The bare uprights of the Anagada Basketball court after Irma. Photo: Shirley Vanterpool

The attack on facilities began with the Jeffery Caines Arena on Virgin Gorda, where basketball and Volleyball is played. Irma ripped apart the entire structure, leaving just the steel frame and tore up the court. She also blew away the stands on the Valley Recreation Grounds.

On Anegada, the Irma blew away the tiles on the basketball court and ripped off the backboards.

Then she began working on Tortola, turning up part of the new football turf in the East End -Long Look community, that was laid in late August. Irma took the goal posts, cutting one to the ground. She then went on the Greenland Recreation Grounds, blew away the stands and the concession area used for Cricket and Football and also the Basketball/Volleyball court. She ripped apart the softball backstop, leaving it in a twisted ball of rubble and fell a light bank on Darkies Bar, on the other side of the road.

She continued her pathway by leveling the Bell Vue Gym, bringing the structure’s steel frame to the ground and piercing the wooden floor, which it decimated.

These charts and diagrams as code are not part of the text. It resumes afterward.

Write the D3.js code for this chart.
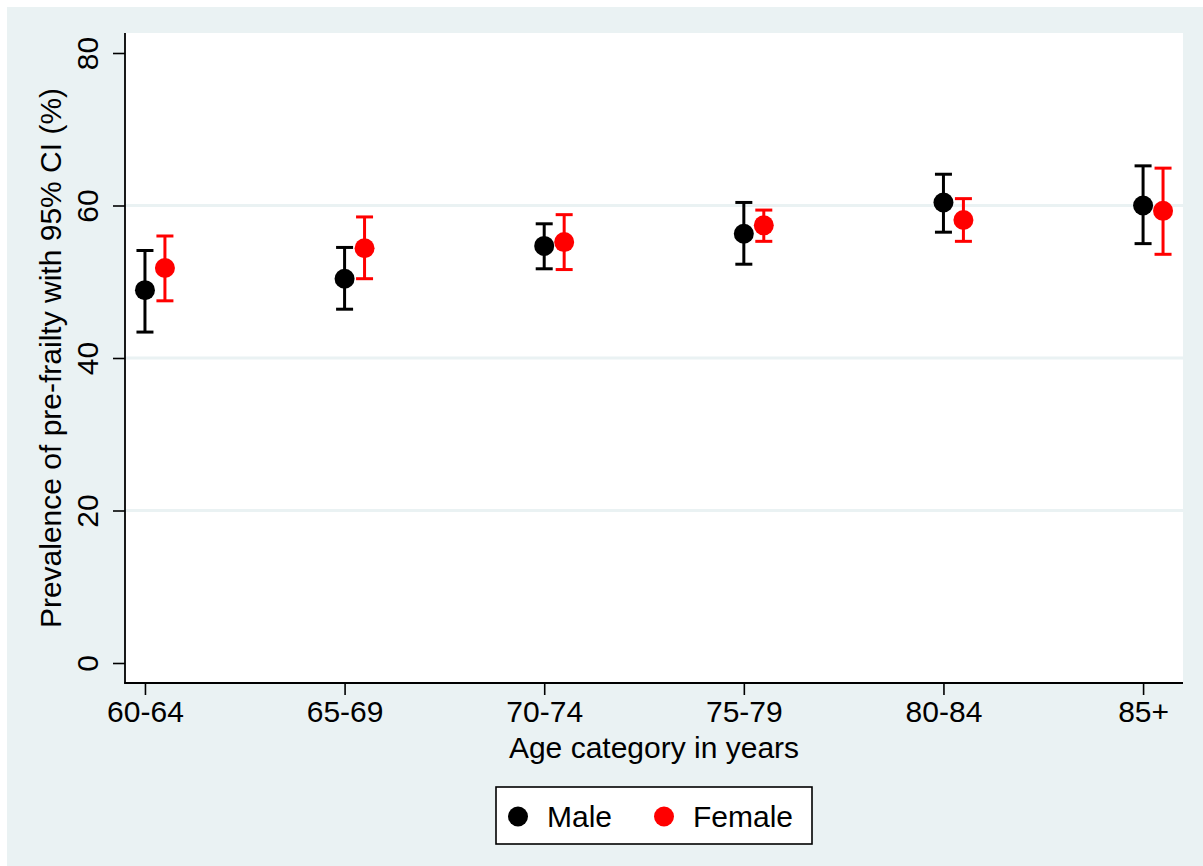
<!DOCTYPE html>
<html>
<head>
<meta charset="utf-8">
<script src="https://cdn.jsdelivr.net/npm/d3@7"></script>
<style>
  html, body { margin: 0; padding: 0; background: #ffffff; }
  svg { display: block; }
  text { font-family: "Liberation Sans", Arial, sans-serif; fill: #000; }
</style>
</head>
<body>
<svg id="chart" width="1203" height="866"></svg>
<script>
// Age groups on the x axis
const categories = ["60-64", "65-69", "70-74", "75-79", "80-84", "85+"];

// Pre-frailty prevalence (%) with 95% confidence limits
const maleEst   = [48.9, 50.4, 54.7, 56.3, 60.4, 60.0];
const maleLow   = [43.4, 46.4, 51.7, 52.3, 56.5, 55.0];
const maleHigh  = [54.1, 54.5, 57.6, 60.4, 64.1, 65.2];

const femaleEst  = [51.8, 54.4, 55.2, 57.4, 58.1, 59.3];
const femaleLow  = [47.5, 50.4, 51.6, 55.3, 55.3, 53.6];
const femaleHigh = [56.0, 58.5, 58.8, 59.4, 60.9, 64.9];

const yTicks = [0, 20, 40, 60, 80];
const seriesNames = ["Male", "Female"];
const seriesColors = ["#000000", "#ff0000"];
const seriesOffset = [0, 0.1];

const svg = d3.select("#chart");
const W = 1203, H = 866;

// Outer graph region
svg.append("rect").attr("x", 7).attr("y", 7).attr("width", W - 7).attr("height", H - 7)
  .attr("fill", "#eaf2f3");

// Plot region
const plot = { left: 125, right: 1183, top: 33, bottom: 683 };
svg.append("rect").attr("x", plot.left).attr("y", plot.top)
  .attr("width", plot.right - plot.left).attr("height", plot.bottom - plot.top)
  .attr("fill", "#ffffff");

const x = d3.scaleLinear().domain([-0.1, 5.2]).range([plot.left, plot.right]);
const y = d3.scaleLinear().domain([0, 80]).range([663, 53]);

// Horizontal grid lines
svg.append("g").selectAll("line")
  .data([20, 40, 60])
  .join("line")
  .attr("x1", plot.left).attr("x2", plot.right)
  .attr("y1", d => y(d)).attr("y2", d => y(d))
  .attr("stroke", "#eaf2f3").attr("stroke-width", 3);

// Y axis
const yAxis = d3.axisLeft(y).tickValues(yTicks).tickSize(12).tickSizeOuter(0);
const gy = svg.append("g").attr("transform", `translate(${plot.left},0)`).call(yAxis);
gy.select(".domain").remove();
gy.selectAll(".tick line").attr("stroke", "#000").attr("stroke-width", 1.6);
gy.selectAll(".tick text")
  .attr("transform", "rotate(-90)")
  .attr("x", 0).attr("y", -27).attr("dy", 0)
  .attr("text-anchor", "middle")
  .attr("font-size", 30)
  .style("font-family", "'Liberation Sans', Arial, sans-serif")
  .attr("fill", "#000");

// X axis
const xAxis = d3.axisBottom(x).tickValues(d3.range(categories.length))
  .tickFormat(i => categories[i]).tickSize(12).tickSizeOuter(0);
const gx = svg.append("g").attr("transform", `translate(0,${plot.bottom})`).call(xAxis);
gx.select(".domain").remove();
gx.selectAll(".tick line").attr("stroke", "#000").attr("stroke-width", 1.6);
gx.selectAll(".tick text")
  .attr("y", 39).attr("dy", 0)
  .attr("font-size", 30)
  .style("font-family", "'Liberation Sans', Arial, sans-serif")
  .attr("fill", "#000");

// Axis lines
svg.append("line").attr("x1", plot.left).attr("x2", plot.left)
  .attr("y1", plot.top).attr("y2", plot.bottom + 0.8)
  .attr("stroke", "#000").attr("stroke-width", 1.8);
svg.append("line").attr("x1", plot.left - 0.8).attr("x2", plot.right)
  .attr("y1", plot.bottom).attr("y2", plot.bottom)
  .attr("stroke", "#000").attr("stroke-width", 1.8);

// Axis titles
svg.append("text")
  .attr("transform", `translate(61,358) rotate(-90)`)
  .attr("text-anchor", "middle")
  .attr("font-size", 30)
  .text("Prevalence of pre-frailty with 95% CI (%)");

svg.append("text")
  .attr("x", (plot.left + plot.right) / 2).attr("y", 758)
  .attr("text-anchor", "middle")
  .attr("font-size", 30)
  .text("Age category in years");

// Series: caps, whiskers and markers
const series = [
  { est: maleEst, low: maleLow, high: maleHigh },
  { est: femaleEst, low: femaleLow, high: femaleHigh }
];
const capHalf = 8.5;

series.forEach((s, k) => {
  const rows = categories.map((c, i) => ({ xi: i + seriesOffset[k], est: s.est[i], low: s.low[i], high: s.high[i] }));
  const g = svg.append("g");
  const col = seriesColors[k];
  g.selectAll("line.whisker").data(rows).join("line").attr("class", "whisker")
    .attr("x1", d => x(d.xi)).attr("x2", d => x(d.xi))
    .attr("y1", d => y(d.low)).attr("y2", d => y(d.high))
    .attr("stroke", col).attr("stroke-width", 3);
  g.selectAll("line.capHi").data(rows).join("line").attr("class", "capHi")
    .attr("x1", d => x(d.xi) - capHalf).attr("x2", d => x(d.xi) + capHalf)
    .attr("y1", d => y(d.high)).attr("y2", d => y(d.high))
    .attr("stroke", col).attr("stroke-width", 3);
  g.selectAll("line.capLo").data(rows).join("line").attr("class", "capLo")
    .attr("x1", d => x(d.xi) - capHalf).attr("x2", d => x(d.xi) + capHalf)
    .attr("y1", d => y(d.low)).attr("y2", d => y(d.low))
    .attr("stroke", col).attr("stroke-width", 3);
  g.selectAll("circle").data(rows).join("circle")
    .attr("cx", d => x(d.xi)).attr("cy", d => y(d.est)).attr("r", 10)
    .attr("fill", col);
});

// Legend
const lg = svg.append("g");
lg.append("rect").attr("x", 496).attr("y", 787).attr("width", 316).attr("height", 57)
  .attr("fill", "#ffffff").attr("stroke", "#000").attr("stroke-width", 1.6);
const legendX = [518, 664];
seriesNames.forEach((name, k) => {
  lg.append("circle").attr("cx", legendX[k]).attr("cy", 816.5).attr("r", 10)
    .attr("fill", seriesColors[k]);
  lg.append("text").attr("x", legendX[k] + 29).attr("y", 827)
    .attr("font-size", 30).text(name);
});
</script>
</body>
</html>
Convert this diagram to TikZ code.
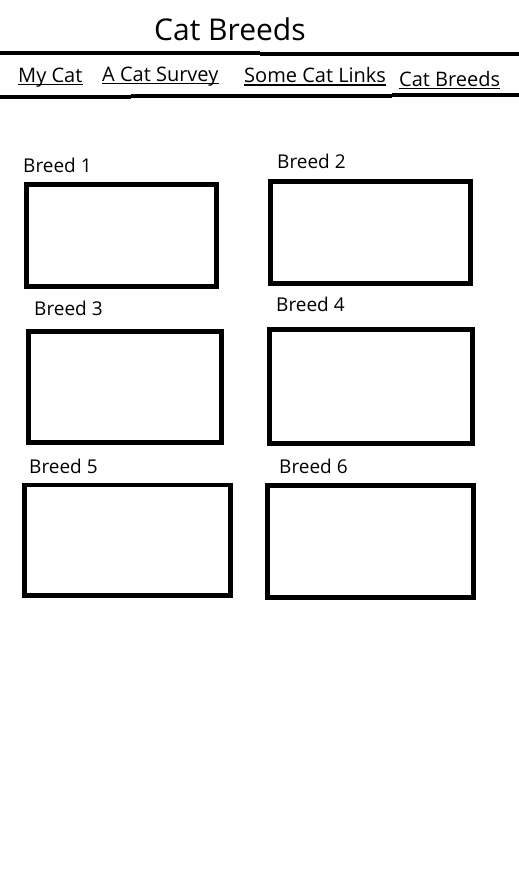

Irma ripped off a segment of the Multipurpose Sports Complex roof and dropped about three inches of water on the court, leaving a porting of the parquet floor under the western basket, warped, which eventually disintegrated.

 She seemed to be quite upset with the A. O. Shirley Grounds. She blew down all but two banks of the light poles. Uprooted stands and blew segments on the Festival Village Grounds, ripped off the Pavilion’s roof before decimating 400 feet of the perimeter wall. Irma wiped out the bathrooms, gym and medical room and put holes in on the blue Mondo track.

Irma also took the life of reigning Coach of The Year Dag Samuels, who coached Kyron McMaster to the fastest time in the world in 2017. Samuels would have easily retain Coach of The Year accolades.

Further over, she systematically decimated the recently renamed E. Walwyn Brewley Softball Park, formerly the Old Recreation Grounds. Stands were dislodged, so was the backstop. All but a small segment of the outfield wall was leveled. Only the scorer’s booth was somewhat intact but the concession stand was completely demolished.

In Sea Cows Bay, Irma did a number on the Ellis Thomas Downs. Stables were blown away, save for the recently constructed one made of blocks. All horse carriages were overturned. Inside and outside rails were ripped out with galvanize strewn about them. Ellis Thomas’ statute was ripped off its base and he was thrown off his horse, which laid on the right side of the wall bearing his name. The newly purchased gates were overturned by the 7 Furlongs start. Most noticeable from anywhere, was the contortion of steel which were the stands that was a twisted rubble.

Irma knocked out the fall sporting calendar. Plans for the School’s Football League, the Wendol “Poto” Williams Knockout Cup and the BVI Football Association 2017 League, have were scuttled. The last three races of the Ceres Juices 10K Series were wiped out. The series effectively ended with the July 19 race. The annual College Classic Series that began on Oct 19, 1996, never got off the ground. A fun run was held on November 25 keep the event’s streak alive.

Sail boats were overturned, masts broken and several sunk. Boats to be used for the Back to School Regatta, were damaged and destroyed and other races planned including the annual Interline Regatta, were cancelled.

The 12th BVI Sunrise Half Marathon, while it came off as scheduled on December 3, was scaled down and run on a two loops course. It also marked the first time since the first race in 2006, that no St. Thomas runners participated.

Irma’s destruction of facilities had set sports in the territory back several decades and will dramatically affect the 2018 season. All facilities will have to be rebuilt. Sports faces a mammoth task.